Hi, im trying to test the new tensorrt-llm support using the default format given by the repo. However, both llama 7b and llama 70b example are failing with this error.
(ServeController pid=910) WARNING 2024-01-22 10:33:24,218 controller 910 application_state.py:742 - Deploying app 'ray-llm' failed with exception:
(ServeController pid=910) Traceback (most recent call last):
(ServeController pid=910) File "pydantic/main.py", line 522, in pydantic.main.BaseModel.parse_obj
(ServeController pid=910) ValueError: dictionary update sequence element #0 has length 1; 2 is required
(ServeController pid=910)
(ServeController pid=910) The above exception was the direct cause of the following exception:
(ServeController pid=910)
(ServeController pid=910) Traceback (most recent call last):
(ServeController pid=910) File "/home/ray/anaconda3/lib/python3.9/site-packages/rayllm/backend/server/utils.py", line 65, in parse_args
(ServeController pid=910) parsed_models = [llm_app_cls.parse_yaml(raw_model)]
(ServeController pid=910) File "/home/ray/anaconda3/lib/python3.9/site-packages/rayllm/backend/server/models.py", line 106, in parse_yaml
(ServeController pid=910) return cls.parse_obj(dict_args)
(ServeController pid=910) File "pydantic/main.py", line 525, in pydantic.main.BaseModel.parse_obj
(ServeController pid=910) pydantic.error_wrappers.ValidationError: 1 validation error for TRTLLMApp
(ServeController pid=910) __root__
(ServeController pid=910) TRTLLMApp expected dict not str (type=type_error)
(ServeController pid=910)
(ServeController pid=910) The above exception was the direct cause of the following exception:
(ServeController pid=910)
(ServeController pid=910) Traceback (most recent call last):
(ServeController pid=910) File "/home/ray/anaconda3/lib/python3.9/site-packages/ray/serve/_private/application_state.py", line 994, in build_serve_application
(ServeController pid=910) app = call_app_builder_with_args_if_necessary(import_attr(import_path), args)
(ServeController pid=910) File "/home/ray/anaconda3/lib/python3.9/site-packages/ray/serve/_private/api.py", line 348, in call_app_builder_with_args_if_necessary
(ServeController pid=910) app = builder(args)
(ServeController pid=910) File "/home/ray/anaconda3/lib/python3.9/site-packages/rayllm/backend/server/run.py", line 194, in router_application
(ServeController pid=910) trtllm_apps = parse_args(router_args.trtllm_models, llm_app_cls=TRTLLMApp)

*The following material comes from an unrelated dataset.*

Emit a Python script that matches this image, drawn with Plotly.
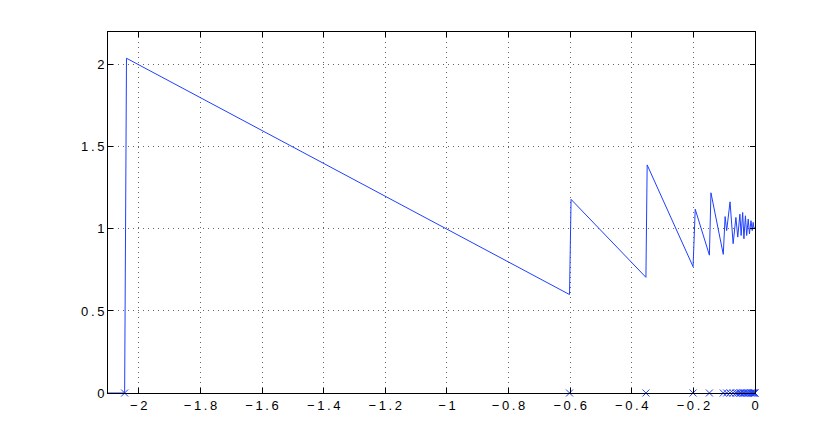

(ServeController pid=910) File "/home/ray/anaconda3/lib/python3.9/site-packages/rayllm/backend/server/utils.py", line 68, in parse_args
(ServeController pid=910) raise ValueError(
(ServeController pid=910) ValueError: Could not parse string as yaml. If you are specifying a path, make sure it exists and can be reached.
(ServeController pid=910)
(build_serve_application pid=588) [ip-10-0-179-57:00588] [[42342,1],0] ORTE_ERROR_LOG: Unreachable in file runtime/ompi_mpi_finalize.c at line 262
Hi, im trying to test the new tensorrt-llm support using the default format given by the repo. However, both llama 7b and llama 70b example are failing with this error.